WLIB AM : King Of The Wigflip
Madlib The Beat Konducta
Poser son oreille sur une nouvelle production de Madlib revient sans commune mesure à retrouver un ami de longue date, une vieille connaissance dont les productions antérieures éclairent d’avance les faits d’armes à venir. Car si Madlib est encore à l’heure actuelle une valeur sûre de la scène instrumental hip-hop, c’est que notre loopdigger garde auprès du cœur la formule secrète d’une prose rythmique aussi enfumée qu’éternelle dans son développement. En effet, disque après disque, Otis Jackson Jr. entretient sans jamais faiblir une culture de l’authenticité maladive qui transpire logiquement sur ses productions urbaines et jazzy. Dans ce contexte, difficile de prendre le Californien en défaut tant le talent survole une fois de plus cette nouvelle production. La patte résolument amoureuse de notre activiste se déploie librement sur ces dix-neuf pistes à géométrie variable entre déclinaisons de sonorités jazz et de beats râpeux, nonchalants, furieux mais toujours baignés dans un épais nuage de fumée qui rend l’approche toujours plus difficile au moment de la première écoute.
Et si cette opacité était de nature à décourager certains de rentrer dans la bulle mystique de Madlib, je n’aurai de cesse de les réconforter en affirmant que notre producteur touche ici le substrat de son art en combinant la profondeur de champ qui est la sienne avec une certaine légèreté dans les textures, un peu moins perchées que sur nombre de ses travaux antérieurs. Sans pour autant sacrifier les fondements d’un art désormais sacré, on prendra donc un plaisir plus direct à hocher de la tête sur ces vignettes entrecoupées de flows chaleureux : les gimmicks accrocheurs sont nombreux et l’auditeur appréhendant depuis peu ce maître de la MPC devrait pouvoir s’orienter avec plus de facilité qu’auparavant.

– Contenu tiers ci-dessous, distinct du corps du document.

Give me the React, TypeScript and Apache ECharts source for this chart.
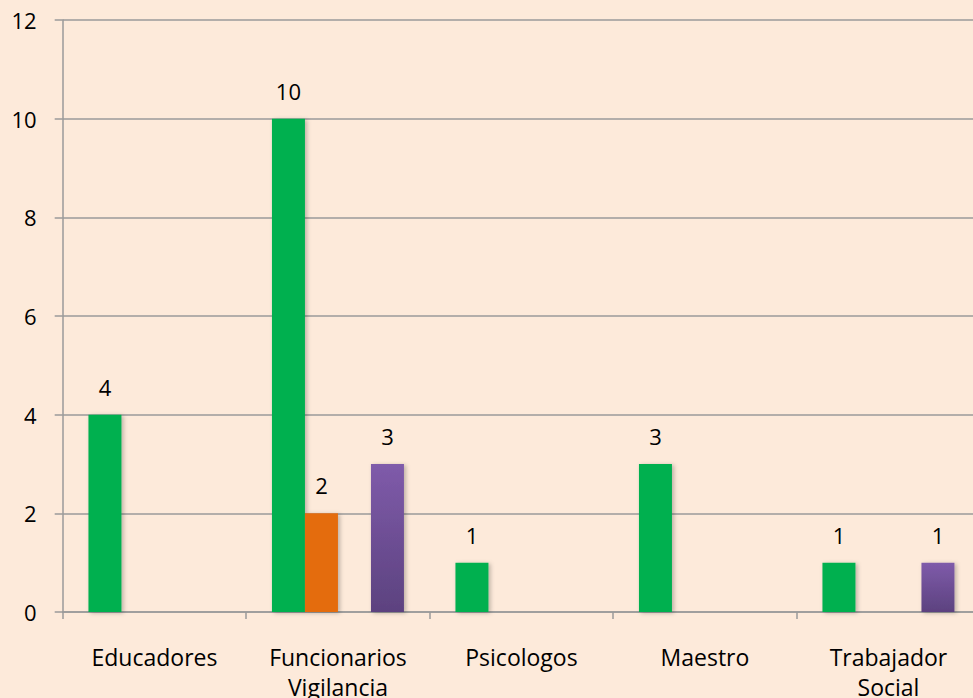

Mais pas de confusion pour autant, Madlib est toujours là, vêtu de son manteau de pourpre, à distiller des grooves décalés comme s’il en pleuvait, à mâchouiller le beat pour le vider de sa connotation déviante et accoucher finalement d’enfants nobles et racés. Ajoutez à cela des invités de marque (J-Rocc, Murs, Guilty Simpson, son jeune frère Oh No, Stacey Epps) et vous obtenez logiquement un produit de qualité, qui se laissera déguster sans problème pour ses nombreuses qualités évidentes. La couronne bien vissée sur la tête, Madlib est donc là où on l’attend légitimement, dans son élément, comme une ultime échéance au retour du juste et de l’égal dans les ruelles américaines.